According to the solution manual: $\int \frac{x}{\sqrt{1-x^{4}}}dx = \frac{1}{2}\arcsin x^{2}+C$
My solution doesn't seem to be working. I know another way of solving it (setting $u=x^{2}$) but the fact that this way of solving it doesn't work bothers me.

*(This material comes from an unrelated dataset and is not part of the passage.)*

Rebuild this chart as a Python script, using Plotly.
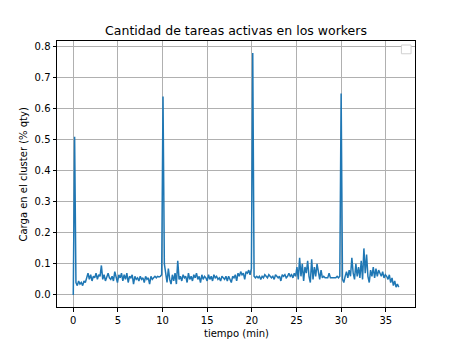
import plotly.graph_objects as go

step_min = 0.15
carga = [
    0.0, 0.51, 0.04, 0.03, 0.045, 0.035, 0.04, 0.03, 0.045, 0.04,
    0.055, 0.07, 0.05, 0.065, 0.045, 0.06, 0.055, 0.07, 0.05, 0.065,
    0.06, 0.095, 0.05, 0.065, 0.045, 0.06, 0.07, 0.055, 0.05, 0.06,
    0.045, 0.075, 0.06, 0.04, 0.065, 0.055, 0.07, 0.045, 0.065, 0.05,
    0.07, 0.04, 0.06, 0.055, 0.065, 0.035, 0.06, 0.05, 0.055, 0.045,
    0.06, 0.05, 0.055, 0.04, 0.06, 0.05, 0.055, 0.035, 0.06, 0.05,
    0.055, 0.06, 0.055, 0.06, 0.058, 0.06, 0.065, 0.64, 0.1, 0.07,
    0.04, 0.085, 0.05, 0.035, 0.065, 0.045, 0.07, 0.035, 0.11, 0.05,
    0.06, 0.045, 0.065, 0.055, 0.06, 0.04, 0.07, 0.05, 0.06, 0.045,
    0.065, 0.055, 0.07, 0.05, 0.06, 0.04, 0.065, 0.05, 0.06, 0.055,
    0.045, 0.065, 0.05, 0.06, 0.045, 0.065, 0.055, 0.06, 0.05, 0.055,
    0.045, 0.06, 0.055, 0.05, 0.06, 0.045, 0.06, 0.05, 0.04, 0.06,
    0.055, 0.065, 0.045, 0.07, 0.06, 0.075, 0.065, 0.07, 0.05, 0.075,
    0.07, 0.08, 0.065, 0.085, 0.78, 0.06, 0.055, 0.06, 0.055, 0.06,
    0.05, 0.06, 0.055, 0.065, 0.06, 0.055, 0.065, 0.06, 0.055, 0.06,
    0.05, 0.065, 0.06, 0.055, 0.06, 0.045, 0.065, 0.06, 0.065, 0.055,
    0.06, 0.07, 0.06, 0.065, 0.055, 0.07, 0.06, 0.09, 0.05, 0.12,
    0.06, 0.1, 0.045, 0.09, 0.07, 0.11, 0.06, 0.04, 0.115, 0.05,
    0.09, 0.06, 0.1, 0.07, 0.05, 0.08, 0.055, 0.06, 0.055, 0.055,
    0.055, 0.07, 0.055, 0.055, 0.055, 0.055, 0.055, 0.06, 0.055, 0.06,
    0.65, 0.05, 0.04, 0.06, 0.075, 0.055, 0.08, 0.06, 0.12, 0.07,
    0.05, 0.1, 0.06, 0.09, 0.055, 0.11, 0.05, 0.15, 0.07, 0.13,
    0.06, 0.04, 0.08, 0.06, 0.09, 0.055, 0.085, 0.06, 0.08, 0.07,
    0.06, 0.075, 0.055, 0.065, 0.06, 0.05, 0.065, 0.04, 0.055, 0.03,
    0.045, 0.025, 0.035, 0.025,
]
tiempo = [i * step_min for i in range(len(carga))]

x_ticks = [0, 5, 10, 15, 20, 25, 30, 35]
y_ticks = [0.0, 0.1, 0.2, 0.3, 0.4, 0.5, 0.6, 0.7, 0.8]

fig = go.Figure()
fig.add_trace(go.Scatter(
    x=tiempo, y=carga, mode="lines",
    line=dict(color="#1f77b4", width=1.5),
    showlegend=False,
))

axis_common = dict(
    showline=True, linecolor="black", linewidth=1, mirror=True,
    ticks="outside", ticklen=3.5, tickwidth=1, tickcolor="black",
    showgrid=True, gridcolor="#b0b0b0", gridwidth=0.8,
    zeroline=False, automargin=False,
    tickfont=dict(family="DejaVu Sans", size=10, color="black"),
)

xmin, xmax = min(tiempo), max(tiempo)
ymin, ymax = min(carga), max(carga)
xpad = (xmax - xmin) * 0.05
ypad = (ymax - ymin) * 0.05

fig.update_layout(
    width=460, height=345,
    margin=dict(l=57, r=45, t=41, b=38),
    paper_bgcolor="white", plot_bgcolor="white",
    font=dict(family="DejaVu Sans", color="black"),
    title=dict(text="Cantidad de tareas activas en los workers",
               x=0.5, xref="paper", xanchor="center",
               y=1 - 31 / 345, yanchor="middle",
               font=dict(family="DejaVu Sans", size=12.5, color="black")),
    xaxis=dict(axis_common, range=[xmin - xpad, xmax + xpad],
               tickvals=x_ticks, ticktext=[str(v) for v in x_ticks]),
    yaxis=dict(axis_common, range=[ymin - ypad, ymax + ypad],
               tickvals=y_ticks, ticktext=[f"{v:.1f}" for v in y_ticks]),
    annotations=[
        dict(text="tiempo (min)", xref="paper", yref="paper", x=0.5, y=0,
             xanchor="center", yanchor="top", yshift=-19, showarrow=False,
             font=dict(family="DejaVu Sans", size=10, color="black")),
        dict(text="Carga en el cluster (% qty)", xref="paper", yref="paper",
             x=0, y=0.5, xanchor="right", yanchor="middle", xshift=-27,
             textangle=-90, showarrow=False,
             font=dict(family="DejaVu Sans", size=10, color="black")),
    ],
    shapes=[dict(type="rect", xref="paper", yref="paper",
                 x0=0.962, x1=0.989, y0=0.952, y1=0.985,
                 line=dict(color="#d0d0d0", width=1), fillcolor="white")],
)

fig.write_html("out.html")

$$\text{set }u=1-x^{4}\text{ so } dx=\frac{du}{-4x^{3}} $$
$$ \begin{align*} \int \frac{x}{\sqrt{1-x^{4}}}dx &= \int \frac{x}{\sqrt{u}}dx \\ &= \int \frac{xdu}{-4x^{3}\sqrt{u}} \\ &= -\frac{1}{4} \int \frac{du}{x^{2}\sqrt{u}} \\ \end{align*} $$
$$ \text{set } v=\sqrt{u} \text{ so }du=2\sqrt{u}\,dv $$
\begin{align*} -\frac{1}{4} \int \frac{du}{x^{2}\sqrt{u}} &= -\frac{1}{2} \int \frac{dv}{x^{2}} \\ &= -\frac{1}{2} \int \frac{dv}{\sqrt{1-v^{2}}} \\ &= -\frac{1}{2} \arcsin (v) + C \\ &= -\frac{1}{2} \arcsin (\sqrt {1-x^{4}}) + C \\ \end{align*}
I'll be happy to clarify any steps I took. Thanks!